The story of Annabelle– Many years ago during therapy, I was reliving my most extreme episode of abuse by the angered babysitters. As it concluded and I was left alone, yet, I could a sense an energy of peace come over me. This would be an experience that changed everything. I felt a feminine presence come in and teach me of the truly intended joy of sensual contact. I now know that this took place after the conclusion of what would be, the last sexual tirade on my little body.
During a recent therapy session, I went back to the 9-year-old me and asked about the experience. I only knew it had to do with a loving woman showing me that sexual experiences could be gentle and pleasurable. I could never figure out who she was until we ventured back during this session. Turns out, it was Annabelle, an angel sent to heal my body inside and out from the devastation rendered upon it through the years. Not only was my body healed, but the memories were removed. In essence, I was given back my innocence and virginity. Her gentle “touch” left a knowing that sexual experiences could be pleasurable and gentle. She had also set up the “being caught” the first and only time that I sexually touched another child. I thought I was sharing something wonderful. Being caught and my mother’s horrified reaction, told me it was wrong and I never did it again. Thank you, Annabelle, for your past and present visits. Thank you for the healing and great eraser allowing me to feel “good” about myself; for a while or at least until I could handle it all. Annabelle recently facilitated the blending of the Company and Genoveva. For the first time in my memory, I feel whole.

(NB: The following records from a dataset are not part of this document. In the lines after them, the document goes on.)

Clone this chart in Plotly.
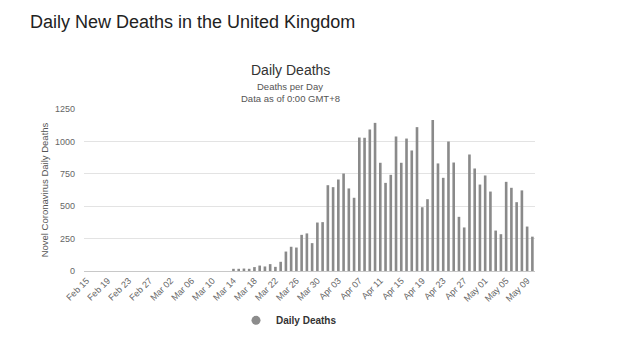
import datetime as dt
import plotly.graph_objects as go

# ---- data ----
start = dt.date(2020, 2, 15)
n_days = 86
dates = [(start + dt.timedelta(days=i)) for i in range(n_days)]
categories = [d.strftime("%b %d") for d in dates]

# Feb 15 .. Mar 13 : no visible deaths
early_deaths = [0] * 28
# Mar 14 .. May 10
later_deaths = [
    17, 17, 19, 17, 30, 42, 35, 53, 32, 71,          # Mar 14-23
    150, 187, 181, 279, 290, 215, 374, 377,          # Mar 24-31
    662, 647, 706, 752, 637, 565, 1030, 1028, 1092, 1143,   # Apr 1-10
    835, 680, 742, 1038, 835, 1022, 930, 1110, 492, 554,    # Apr 11-20
    1165, 830, 719, 999, 837, 418, 336, 899, 791, 667,      # Apr 21-30
    737, 613, 312, 284, 688, 642, 531, 622, 343, 265,       # May 1-10
]
deaths = early_deaths + later_deaths

tick_labels = categories[::4]
y_ticks = [0, 250, 500, 750, 1000, 1250]

series_name = "Daily Deaths"

# ---- figure ----
fig = go.Figure()
fig.add_trace(go.Bar(
    x=categories, y=deaths, name=series_name, showlegend=False,
    marker=dict(color="#8a8a8a", line=dict(width=0)),
))
fig.add_trace(go.Scatter(
    x=[None], y=[None], mode="markers", name=series_name,
    marker=dict(symbol="circle", size=9, color="#8c8c8c"),
))

font_family = "Liberation Sans, Arial, sans-serif"
L, R, T, B = 84, 86, 109, 72.5
pw, ph = 621 - L - R, 344 - T - B


def px_x(x):
    return (x - L) / pw


def px_y(y):
    return (344 - B - y) / ph


fig.update_layout(
    width=621, height=344,
    margin=dict(l=L, r=R, t=T, b=B, autoexpand=False),
    paper_bgcolor="white", plot_bgcolor="white",
    font=dict(family=font_family, color="#666666", size=9),
    bargap=0.5,
    title=dict(text="Daily New Deaths in the United Kingdom",
               x=30 / 621, xanchor="left", xref="container",
               y=1 - 22 / 344, yanchor="middle", yref="container",
               font=dict(size=18, color="#222222", family=font_family)),
    showlegend=True,
    legend=dict(orientation="h", x=px_x(236), xanchor="left", y=px_y(321), yanchor="middle",
                font=dict(size=10, color="#333333", family=font_family, weight="bold"),
                bgcolor="rgba(0,0,0,0)", itemwidth=30, tracegroupgap=0),
    xaxis=dict(type="category", categoryorder="array", categoryarray=categories,
               tickmode="array", tickvals=tick_labels, ticktext=tick_labels,
               tickangle=-45, showgrid=False, showline=True, linecolor="#c8c8c8",
               linewidth=1, ticks="", tickfont=dict(size=9, color="#666666"),
               range=[-0.5, n_days - 0.5], automargin=False),
    yaxis=dict(range=[0, 1250], tickvals=y_ticks, showgrid=True, gridcolor="#e3e3e3",
               gridwidth=1, zeroline=False, ticks="", ticklabelstandoff=8,
               tickfont=dict(size=9, color="#666666"), automargin=False,
               title=dict(text="Novel Coronavirus Daily Deaths", standoff=4,
                          font=dict(size=9.5, color="#555555"))),
    annotations=[
        dict(text="Daily Deaths", x=px_x(290), y=px_y(70), xref="paper", yref="paper",
             xanchor="center", yanchor="middle", showarrow=False,
             font=dict(size=14, color="#333333")),
        dict(text="Deaths per Day", x=px_x(290), y=px_y(86), xref="paper", yref="paper",
             xanchor="center", yanchor="middle", showarrow=False,
             font=dict(size=9.5, color="#555555")),
        dict(text="Data as of 0:00 GMT+8", x=px_x(290), y=px_y(98), xref="paper", yref="paper",
             xanchor="center", yanchor="middle", showarrow=False,
             font=dict(size=9.5, color="#555555")),
    ],
)

fig.write_html("out.html")
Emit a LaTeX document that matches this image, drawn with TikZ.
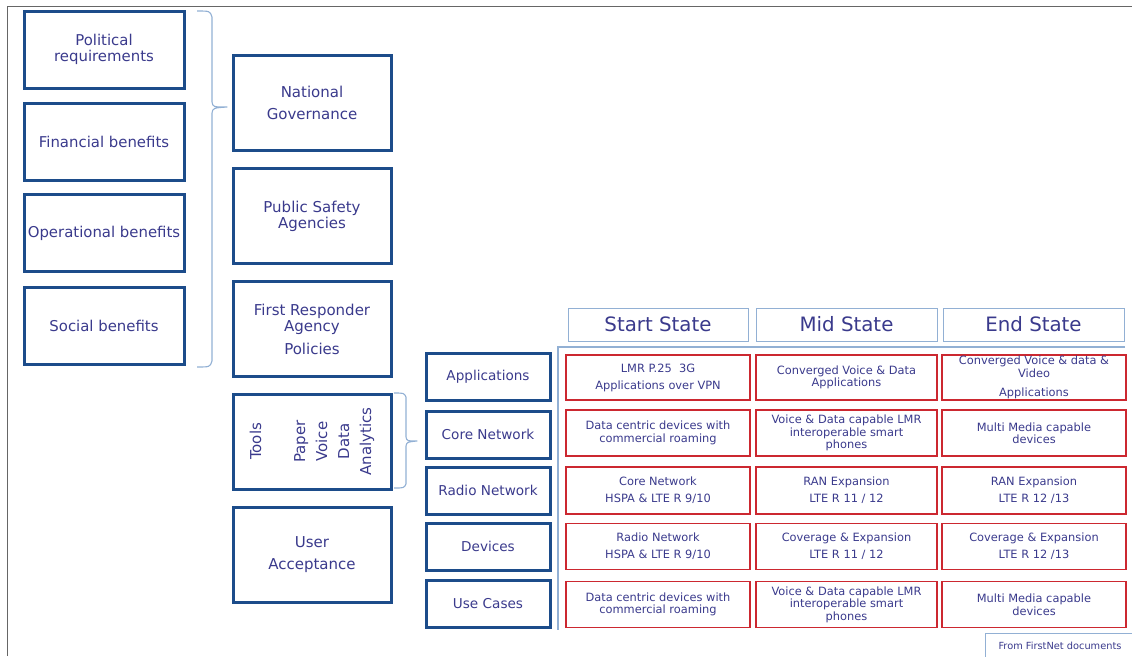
\documentclass[tikz,border=0pt]{standalone}
\usepackage{fontspec}
\setmainfont{DejaVu Sans}
\usepackage{tikz}
\usetikzlibrary{shapes}

\definecolor{txtblue}{RGB}{58,58,140}
\definecolor{boxblue}{RGB}{28,76,138}
\definecolor{cellred}{RGB}{204,40,48}
\definecolor{paleblue}{RGB}{146,176,212}

\begin{document}
\begin{tikzpicture}[x=1pt,y=-1pt,
	bluebox/.style={draw=boxblue, line width=3pt, rectangle, text=txtblue, align=center, inner sep=1pt},
	leftbox/.style={bluebox, minimum width=160pt, minimum height=77pt, font=\fontsize{14.9}{16}\selectfont},
	midbox/.style={bluebox, minimum width=158pt, minimum height=95pt, font=\fontsize{15}{16}\selectfont},
	catbox/.style={bluebox, minimum width=124pt, minimum height=47pt, font=\fontsize{13.6}{15}\selectfont},
	headbox/.style={draw=paleblue, line width=1pt, rectangle, text=txtblue, minimum height=33pt, font=\fontsize{19.8}{22}\selectfont},
	cellbox/.style={draw=cellred, line width=1.3pt, rectangle, text=txtblue, align=center, inner sep=1pt, minimum height=46pt, font=\fontsize{11.4}{12.5}\selectfont},
	brace/.style={draw=paleblue, line width=1.1pt, line join=round}]
	\useasboundingbox (0,0) rectangle (1132,656);
	\draw [gray!80!black, line width=1pt] (7,656) -- (7,6) -- (1132,6);
	% drivers
	\node [leftbox] (n1) at (104,49.5) {Political\\requirements};
	\node [leftbox] (n2) at (104,141.5) {Financial benefits};
	\node [leftbox] (n3) at (104,233) {Operational benefits};
	\node [leftbox] (n4) at (104,325.5) {Social benefits};
	% governance column
	\node [midbox] (g1) at (312,103) {National\\[6pt]Governance};
	\node [midbox] (g2) at (312,216) {Public Safety\\Agencies};
	\node [midbox] (g3) at (312,329) {First Responder\\Agency\\[7pt]Policies};
	\node [bluebox, rotate=90, minimum width=95pt, minimum height=158pt, font=\fontsize{15}{22}\selectfont] (g4) at (312,441.5) {Tools\\[22pt]Paper\\Voice\\Data\\Analytics};
	\node [midbox] (g5) at (312,554.5) {User\\[6pt]Acceptance};
	% categories
	\node [catbox] (c1) at (488,377) {Applications};
	\node [catbox] (c2) at (488,434.5) {Core Network};
	\node [catbox] (c3) at (488,490.5) {Radio Network};
	\node [catbox] (c4) at (488,546.5) {Devices};
	\node [catbox] (c5) at (488,603.5) {Use Cases};
	% states
	\node [headbox, minimum width=180pt] (h1) at (658,324.5) {Start State};
	\node [headbox, minimum width=181pt] (h2) at (846.5,324.5) {Mid State};
	\node [headbox, minimum width=181pt] (h3) at (1033.5,324.5) {End State};
	\draw [paleblue, line width=1.3pt] (1125,347) -- (558,347) -- (558,630);
	% start state cells
	\node [cellbox, minimum width=184pt, minimum height=45pt] (s1) at (658,377.5) {LMR P.25\ \ 3G\\[4.5pt]Applications over VPN};
	\node [cellbox, minimum width=184pt] (s2) at (658,433) {Data centric devices with\\commercial roaming};
	\node [cellbox, minimum width=184pt, minimum height=47pt] (s3) at (658,490.5) {Core Network\\[4.5pt]HSPA \& LTE R 9/10};
	\node [cellbox, minimum width=184pt] (s4) at (658,546.5) {Radio Network\\[4.5pt]HSPA \& LTE R 9/10};
	\node [cellbox, minimum width=184pt] (s5) at (658,604.5) {Data centric devices with\\commercial roaming};
	% mid state cells
	\node [cellbox, minimum width=181pt, minimum height=45pt] (m1) at (846.5,377.5) {Converged Voice \& Data\\Applications};
	\node [cellbox, minimum width=181pt] (m2) at (846.5,433) {Voice \& Data capable LMR\\interoperable smart\\phones};
	\node [cellbox, minimum width=181pt, minimum height=47pt] (m3) at (846.5,490.5) {RAN Expansion\\[4.5pt]LTE R 11 / 12};
	\node [cellbox, minimum width=181pt] (m4) at (846.5,546.5) {Coverage \& Expansion\\[4.5pt]LTE R 11 / 12};
	\node [cellbox, minimum width=181pt] (m5) at (846.5,604.5) {Voice \& Data capable LMR\\interoperable smart\\phones};
	% end state cells
	\node [cellbox, minimum width=184pt, minimum height=45pt] (e1) at (1034,377.5) {Converged Voice \& data \&\\Video\\[6.5pt]Applications};
	\node [cellbox, minimum width=184pt] (e2) at (1034,433) {Multi Media capable\\devices};
	\node [cellbox, minimum width=184pt, minimum height=47pt] (e3) at (1034,490.5) {RAN Expansion\\[4.5pt]LTE R 12 /13};
	\node [cellbox, minimum width=184pt] (e4) at (1034,546.5) {Coverage \& Expansion\\[4.5pt]LTE R 12 /13};
	\node [cellbox, minimum width=184pt] (e5) at (1034,604.5) {Multi Media capable\\devices};
	% source
	\node [draw=paleblue, line width=1pt, rectangle, text=txtblue, minimum width=150pt, minimum height=26pt, font=\fontsize{9.8}{11}\selectfont] (src) at (1060,646) {From FirstNet documents};
	% braces
	\draw [brace] (197,11) .. controls (210,11) .. (212,17) -- (212,102) .. controls (213,107) .. (227,107)
		.. controls (213,108) .. (212,113) -- (212,361) .. controls (210,367) .. (197,367);
	\draw [brace] (394,393) .. controls (404,393) .. (406,397) -- (406,437) .. controls (407,441) .. (417,441)
		.. controls (407,442) .. (406,446) -- (406,484) .. controls (404,488) .. (394,488);
\end{tikzpicture}
\end{document}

It was through my further investigation of my perpetration on another child, that the memory of Annabelle and her actions came forth. This has been another key to an additional door I’ve been afraid to unlock, let alone, open. This was a ‘dirty little secret” that only my mother knew and we never discussed it. I can now understand how “innocent” or angry/purposeful perpetration can begin. A minuscule few, if any, come into this life planning to inflict such devastation upon another innocent being. In my (maybe misinformed) mind, we were all born innocent and until something in life triggers a reaction, we remain as such. I’m open to hearing others’ thoughts on this matter and they will go into the next book to help perpetrators heal. We need to be in this and heal together if we hope to STOP the repetition.
Hopes for my future:
My greatest hopes are that I’ve made a difference by compiling “Reclaiming My Virginity” and to hear stories of expanded healing through bringing all invested in this book together. We are united in a common goal of becoming whole and thus decreasing our isolation and its resulting desolation. Hopefully, lives will be spared, changed for the better and the frequency of this type of abuse will decline, rapidly henceforth.
I hope that I heal enough to acknowledge and love myselves to our fullest potential. I want to be secure enough in who I am as a being, that I come out from my hiding places, throw my arms open wide, and say, “Here I AM, All of ME!” and know that I can be loved.
At this moment, I remain single and happy as I continue to work on the integration of my-selves as well as my spiritual growth and understanding of Divine support. I have recently retired from 38 years of teaching and finally after 23 years single, am now interested in exploring a relationship with another woman. I feel that I truly understand and am secure within myself.
I try to always remember two basic rules: “Ask and you shall receive” and “That which you focus on, will and must come forth.” So, I need to know what I want, before I ask and receive.